The Marsigli-Rossi Theatre

Built for the entertainment of private individuals, once open to the public it was a venue for plays and operas in music, tragedies, sentimental operas, and concerts by virtuosos such as Paganini.
Maria Chiara Mazzi

Our journey of Bologna’s theatres leads us to the Marsigli-Rossi Theatre, located in the palace of the same name on Strada Maggiore and built by Bartolomeo Laurenti for Senator Giuseppe Filippo Calderini in 1710. First intended for the entertainment of its owners, the space (3 boxes, 24 benches, a gallery, café and trattoria, accessed from Vicolo Bolognetti) was opened to the public in the ’90s and offered prose and operas by the most famous composers of the time, such as Paisiello, Piccinni and Galuppi. 

Playbill of the Marsigli Theatre - 1814, Bologna

The turning point came with the arrival of the French, in 1796, when Angelo Marsigli entrusted it to the Society of Patriots. Transformed into the Civic Theatre, it was attended by an increasingly large audience to whom it offers the works of Alfieri and Voltaire for educational purposes. The local newspaper wrote with enthusiasm: “It will remove the old barrenness and indecency from the programs. The scenes will be of moral virtue. The people will greedily suck the milk of the love of freedom and country.”
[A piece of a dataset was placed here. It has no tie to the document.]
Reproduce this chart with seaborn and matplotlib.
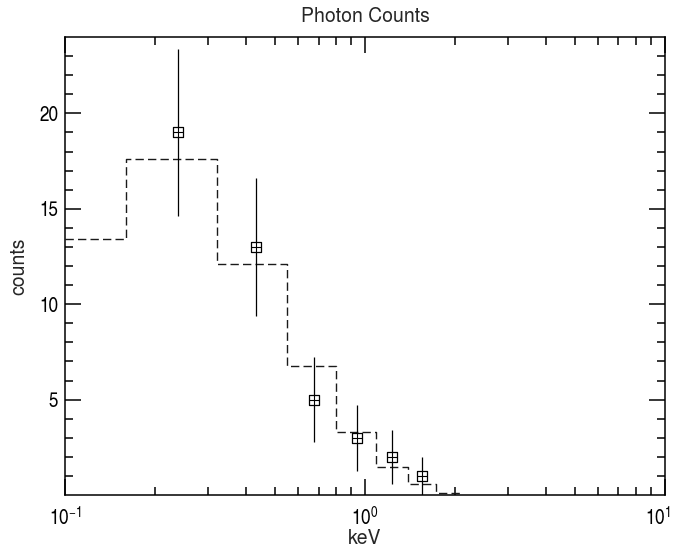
import numpy as np
import pandas as pd
import matplotlib
matplotlib.use("Agg")
import matplotlib.pyplot as plt
import matplotlib.transforms as mtransforms
import seaborn as sns
from matplotlib.ticker import FixedLocator, NullFormatter, LogFormatterSciNotation

# ---- data ----
energy_keV = [0.2386, 0.4332, 0.6776, 0.9404, 1.2303, 1.555]
counts = [19, 13, 5, 3, 2, 1]
count_err = [4.36, 3.61, 2.24, 1.73, 1.41, 1.0]

model_edges = [0.1, 0.160, 0.320, 0.55, 0.80, 1.085, 1.388, 1.725, 2.10]
model_levels = [13.4, 17.6, 12.1, 6.75, 3.3, 1.45, 0.55, 0.12]

title = "Photon Counts"
xlabel = "keV"
ylabel = "counts"
x_major_ticks = [0.1, 1, 10]
x_minor_ticks = [0.2, 0.3, 0.4, 0.5, 0.6, 0.7, 0.8, 0.9, 2, 3, 4, 5, 6, 7, 8, 9]
y_major_ticks = [5, 10, 15, 20]
y_minor_ticks = [1, 2, 3, 4, 6, 7, 8, 9, 11, 12, 13, 14, 16, 17, 18, 19, 21, 22, 23]

sns.set_style("ticks")
plt.rcParams['font.family'] = ['TeX Gyre Heros Cn', 'DejaVu Sans']
plt.rcParams['mathtext.fontset'] = 'custom'
plt.rcParams['mathtext.rm'] = 'TeX Gyre Heros Cn'
plt.rcParams['mathtext.it'] = 'TeX Gyre Heros Cn'
plt.rcParams['mathtext.bf'] = 'TeX Gyre Heros Cn'
label_family = ['TeX Gyre Heros', 'DejaVu Sans']

fig = plt.figure(figsize=(6.73, 5.53), dpi=100)
ax = fig.add_axes([0.0966, 0.1049, 0.8914, 0.8281])

# step model (dashed)
step_df = pd.DataFrame({"x": model_edges, "y": model_levels + [model_levels[-1]]})
sns.lineplot(data=step_df, x="x", y="y", ax=ax, drawstyle="steps-post",
             color="#1a1a1a", linewidth=1.0, linestyle=(0, (6, 3)), sort=False,
             estimator=None)

# data points with error bars
ax.errorbar(energy_keV, counts, yerr=count_err, fmt="none", ecolor="black",
            elinewidth=0.9, capsize=0)
pts = pd.DataFrame({"x": energy_keV, "y": counts})
sns.scatterplot(data=pts, x="x", y="y", ax=ax, marker="s", s=50,
                facecolor="white", edgecolor="black", linewidth=0.9, zorder=5)
sns.scatterplot(data=pts, x="x", y="y", ax=ax, marker="+", s=50,
                color="black", linewidth=0.8, zorder=6)

ax.set_xscale("log")
ax.set_xlim(0.1, 10)
ax.set_ylim(0, 24)

ax.xaxis.set_major_locator(FixedLocator(x_major_ticks))
ax.xaxis.set_major_formatter(LogFormatterSciNotation())
ax.xaxis.set_minor_locator(FixedLocator(x_minor_ticks))
ax.xaxis.set_minor_formatter(NullFormatter())
ax.yaxis.set_major_locator(FixedLocator(y_major_ticks))
ax.yaxis.set_minor_locator(FixedLocator(y_minor_ticks))

ax.tick_params(which="both", direction="in", top=True, right=True,
               width=1.1, colors="black", labelsize=15)
ax.tick_params(which="major", length=11.5)
ax.tick_params(which="minor", length=6)
ax.tick_params(axis="x", which="major", pad=8)
ax.tick_params(axis="y", which="major", pad=5)

# shift the rightmost x tick label slightly inward, as in the reference
last_tick = ax.xaxis.get_major_ticks()[-1]
last_tick.label1.set_transform(last_tick.label1.get_transform() +
                               mtransforms.ScaledTranslation(-0.07, 0, fig.dpi_scale_trans))

for sp in ax.spines.values():
    sp.set_linewidth(1.1)
    sp.set_color("black")

ax.set_title(title, fontsize=14, pad=11, family=label_family)
ax.set_xlabel(xlabel, fontsize=14, labelpad=0, family=label_family)
ax.set_ylabel(ylabel, fontsize=14, labelpad=8, family=label_family)

fig.savefig("out.png", dpi=100)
Playbill of the Marsigli Theatre - 1818, Bologna

The most important names in Bolognese life (such as Luigi Zamboni or Pelagio Palagi) performed political evenings singing patriotic anthems until with the return of the Austro-Russians in June 1799 the programming changed. Tragedies alternated with the sentimental works of Cimarosa and Paisiello and concerts by virtuosos such as Paganini. Then, in May 1821, the City’s Performances Committee noted that “the stairs are cramped and uncomfortable, the stage columns are unsafe, the stage is unfit for use, the trellis is shabby, and the machines worn out.” And because restoration would cost too much, the theatre was abandoned. “The roof looked like a large, hulking umbrella, through which patches of sky shone through. Grass grew in the stalls, and the chickens had free entry without risk of being challenged.” Eventually, it was torn down and the space was later used for construction rubble storage.